= Heywood L. Edwards =

United States Navy officer and wrestler

Heywood Lane Edwards (9 November 1905 - 31 October 1941) was an officer of the United States Navy. Born in San Saba, Texas, he was the son of Winston C Edwards and Louise Smith. He was one of the first American casualties of World War II, more than a month before the Japanese attack on Pearl Harbor.

==Biography==
Edwards was born in San Saba, Tex., 9 November 1905 and graduated from the United States Naval Academy in 1926. He competed for the United States in freestyle wrestling in the 1928 Summer Olympics, earning 4th place in the light heavyweight division. After serving in battleship Florida (BB-30), destroyer

Reno (DD-303) and other ships, he underwent submarine instruction in 1931, served in several submarines, and was assigned to cruiser Detroit (CL-8) in 1935.

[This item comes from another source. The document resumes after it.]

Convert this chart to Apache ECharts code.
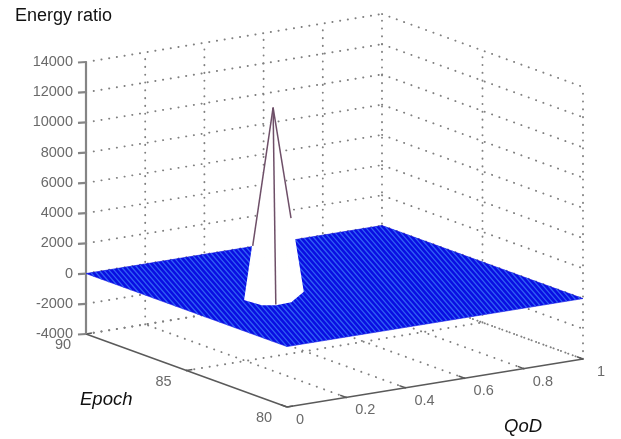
<!DOCTYPE html>
<html>
<head>
<meta charset="utf-8">
<style>html,body{margin:0;padding:0;background:#fff}#c{width:621px;height:439px;filter:blur(0.45px)}</style>
<script src="https://cdn.jsdelivr.net/npm/echarts@6/dist/echarts.min.js"></script>
</head>
<body>
<div id="c"></div>
<script>
// ---- data ----
var energyTicks = [-4000,-2000,0,2000,4000,6000,8000,10000,12000,14000];
var qodTicks = [0,0.2,0.4,0.6,0.8,1];
var qodTickLabels = ['0','0.2','0.4','0.6','0.8','1'];
var epochTicks = [80,85,90];
var epochTickLabels = ['80','85','90'];
// facet diagonals of the flat surface mesh: QoD where each one meets the Epoch 80 edge line
var meshQod = [-0.405,-0.39,-0.375,-0.36,-0.345,-0.33,-0.315,-0.3,-0.285,-0.27,-0.255,-0.24,-0.225,-0.21,-0.195,-0.18,-0.165,-0.15,-0.135,-0.12,-0.105,-0.09,-0.075,-0.06,-0.045,-0.03,-0.015,0,0.015,0.03,0.045,0.06,0.075,0.09,0.105,0.12,0.135,0.15,0.165,0.18,0.195,0.21,0.225,0.24,0.255,0.27,0.285,0.3,0.315,0.33,0.345,0.36,0.375,0.39,0.405,0.42,0.435,0.45,0.465,0.48,0.495,0.51,0.525,0.54,0.555,0.57,0.585,0.6,0.615,0.63,0.645,0.66,0.675,0.69,0.705,0.72,0.735,0.75,0.765,0.78,0.795,0.81,0.825,0.84,0.855,0.87,0.885,0.9,0.915,0.93,0.945,0.96,0.975,0.99];
var meshSkew = 0.407; // QoD change per full Epoch span along a facet diagonal
var surfaceEnergy = 0;
// spike: QoD, Epoch, Energy ratio
var peak = [0.334,85.61,12040];
var spikeBaseQod = [0.204,0.212,0.244,0.299,0.391];
var spikeBaseEpoch = [85.1,84.36,84.15,84.2,84.96];
var spikeBaseEnergy = [0,0,0,0,0];
var spikeEdgeQod = [0.240,0.244,0.368];
var spikeEdgeEpoch = [85.24,84.15,85.22];
var spikeEdgeEnergy = [3371,0,4816];

// ---- view projection of the 3D box onto the page ----
var qMin=0,qMax=1,eMin=80,eMax=90,zMin=-4000,zMax=14000;
var O=[287,407],QV=[296,-48],EV=[-201,-73],ZH=272;
function proj(q,e,z){
  var a=(q-qMin)/(qMax-qMin),b=(e-eMin)/(eMax-eMin),c=(z-zMin)/(zMax-zMin);
  return [O[0]+a*QV[0]+b*EV[0],O[1]+a*QV[1]+b*EV[1]-c*ZH];
}

// dotted box grid
var gridSegs=[];
energyTicks.forEach(function(z){
  gridSegs.push([proj(qMin,eMax,z),proj(qMax,eMax,z)]);
  gridSegs.push([proj(qMax,eMax,z),proj(qMax,eMin,z)]);
});
qodTicks.forEach(function(q){
  if(q>qMin) gridSegs.push([proj(q,eMax,zMin),proj(q,eMax,zMax)]);
  if(q>qMin) gridSegs.push([proj(q,eMin,zMin),proj(q,eMax,zMin)]);
});
epochTicks.forEach(function(e){
  if(e<eMax) gridSegs.push([proj(qMax,e,zMin),proj(qMax,e,zMax)]);
  if(e>eMin) gridSegs.push([proj(qMin,e,zMin),proj(qMax,e,zMin)]);
});

// axes lines + ticks
var zAxisSeg=[[proj(qMin,eMax,zMin),proj(qMin,eMax,zMax)]];
var floorAxisSegs=[[proj(qMin,eMax,zMin),proj(qMin,eMin,zMin)],[proj(qMin,eMin,zMin),proj(qMax,eMin,zMin)]];
qodTicks.forEach(function(q){floorAxisSegs.push([proj(q,eMin,zMin),proj(q,eMin+0.3,zMin)]);});
epochTicks.forEach(function(e){floorAxisSegs.push([proj(qMin,e,zMin),proj(qMin+0.02,e,zMin)]);});
energyTicks.forEach(function(z){var p=proj(qMin,eMax,z);zAxisSeg.push([[p[0]-8,p[1]+0.5],p]);});

// surface
var surfacePoly=[[proj(qMin,eMin,surfaceEnergy),proj(qMax,eMin,surfaceEnergy),proj(qMax,eMax,surfaceEnergy),proj(qMin,eMax,surfaceEnergy)]];
var meshSegs=meshQod.map(function(c){
  // clip each diagonal to the surface rectangle
  var b0=Math.max(0,-c/meshSkew), b1=Math.min(1,(1-c)/meshSkew);
  return [proj(c+b0*meshSkew,eMin+b0*(eMax-eMin),surfaceEnergy),proj(c+b1*meshSkew,eMin+b1*(eMax-eMin),surfaceEnergy)];
});

// spike faces
var apex=proj(peak[0],peak[1],peak[2]);
var spikeFaces=[];
for(var i=0;i<spikeBaseQod.length-1;i++){
  spikeFaces.push([apex,proj(spikeBaseQod[i],spikeBaseEpoch[i],spikeBaseEnergy[i]),proj(spikeBaseQod[i+1],spikeBaseEpoch[i+1],spikeBaseEnergy[i+1])]);
}
var spikeEdges=spikeEdgeQod.map(function(q,i){return [apex,proj(q,spikeEdgeEpoch[i],spikeEdgeEnergy[i])];});

// text
var texts=[];
energyTicks.forEach(function(z){var p=proj(qMin,eMax,z);texts.push({x:p[0]-13,y:p[1],t:String(z),a:'right',c:'#6a6a6a',s:14.5});});
epochTicks.forEach(function(e,i){var p=proj(qMin,e,zMin);texts.push({x:p[0]-23,y:p[1]+11,t:epochTickLabels[i],a:'center',c:'#6a6a6a',s:14.5});});
qodTicks.forEach(function(q,i){var p=proj(q,eMin,zMin);texts.push({x:p[0]+9+(i==5?5:0),y:p[1]+13,t:qodTickLabels[i],a:'left',c:'#6a6a6a',s:14.5});});
texts.push({x:15,y:16,t:'Energy ratio',a:'left',c:'#111',s:18});
texts.push({x:80,y:400,t:'Epoch',a:'left',c:'#111',s:18.5,i:1});
texts.push({x:504,y:427,t:'QoD',a:'left',c:'#111',s:18.5,i:1});

function segSeries(name,segs,style,z){
  return {name:name,type:'custom',coordinateSystem:'cartesian2d',silent:true,z:z,animation:false,clip:false,
    data:segs.map(function(s,i){return [s[0][0],s[0][1],s[1][0],s[1][1]];}),
    renderItem:function(p,api){
      var a=api.coord([api.value(0),api.value(1)]),b=api.coord([api.value(2),api.value(3)]);
      return {type:'line',shape:{x1:a[0],y1:a[1],x2:b[0],y2:b[1]},style:style};
    }};
}
function polySeries(name,polys,style,z){
  return {name:name,type:'custom',coordinateSystem:'cartesian2d',silent:true,z:z,animation:false,clip:false,
    data:polys.map(function(s,i){return [s[0][0],s[0][1],i];}),
    renderItem:function(p,api){
      var pts=polys[p.dataIndex].map(function(q){return api.coord(q);});
      return {type:'polygon',shape:{points:pts},style:style};
    }};
}
var chart=echarts.init(document.getElementById('c'),null,{renderer:'canvas'});
chart.setOption({
  backgroundColor:'#ffffff',
  animation:false,
  grid:{left:0,right:0,top:0,bottom:0},
  xAxis:{type:'value',min:0,max:621,show:false},
  yAxis:{type:'value',min:0,max:439,inverse:true,show:false},
  series:[
    segSeries('grid',gridSegs,{stroke:'#808080',lineWidth:1.9,lineDash:[0.2,7.6],lineCap:'round'},1),
    segSeries('floorAxes',floorAxisSegs,{stroke:'#5a5a5a',lineWidth:1.5},2),
    segSeries('energyAxis',zAxisSeg,{stroke:'#858585',lineWidth:2.2},2),
    polySeries('surface',surfacePoly,{fill:'#0a0ee2',stroke:'#0a0ee2',lineWidth:0.6},3),
    segSeries('mesh',meshSegs,{stroke:'#3060f4',lineWidth:1.3},4),
    polySeries('spike',spikeFaces,{fill:'#ffffff',stroke:'#ffffff',lineWidth:1.4,lineJoin:'round'},5),
    segSeries('spikeEdges',spikeEdges,{stroke:'#6e4f68',lineWidth:1.5},6),
    {name:'text',type:'custom',coordinateSystem:'cartesian2d',silent:true,z:7,animation:false,clip:false,
      data:texts.map(function(t){return [t.x,t.y];}),
      renderItem:function(p,api){
        var t=texts[p.dataIndex],c=api.coord([api.value(0),api.value(1)]);
        return {type:'text',x:c[0],y:c[1],style:{text:t.t,fill:t.c,textAlign:t.a,textVerticalAlign:'middle',
          font:(t.i?'italic ':'')+t.s+'px "Liberation Sans", Arial, sans-serif'}};
      }}
  ]
});
</script>
</body>
</html>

Lieutenant Commander Edwards assumed command of Reuben James (DD-245) 6 April 1940. His ship became the first in the U.S. Navy to be sunk in the Battle of the Atlantic when it was torpedoed by a German submarine while on convoy duty west of Iceland 30-31 October 1941. Lt. Comdr. Edwards and 99 of his crew perished with the ship.

==Namesake==
In 1943, the destroyer USS Heywood L. Edwards (DD-663) was named in his honor.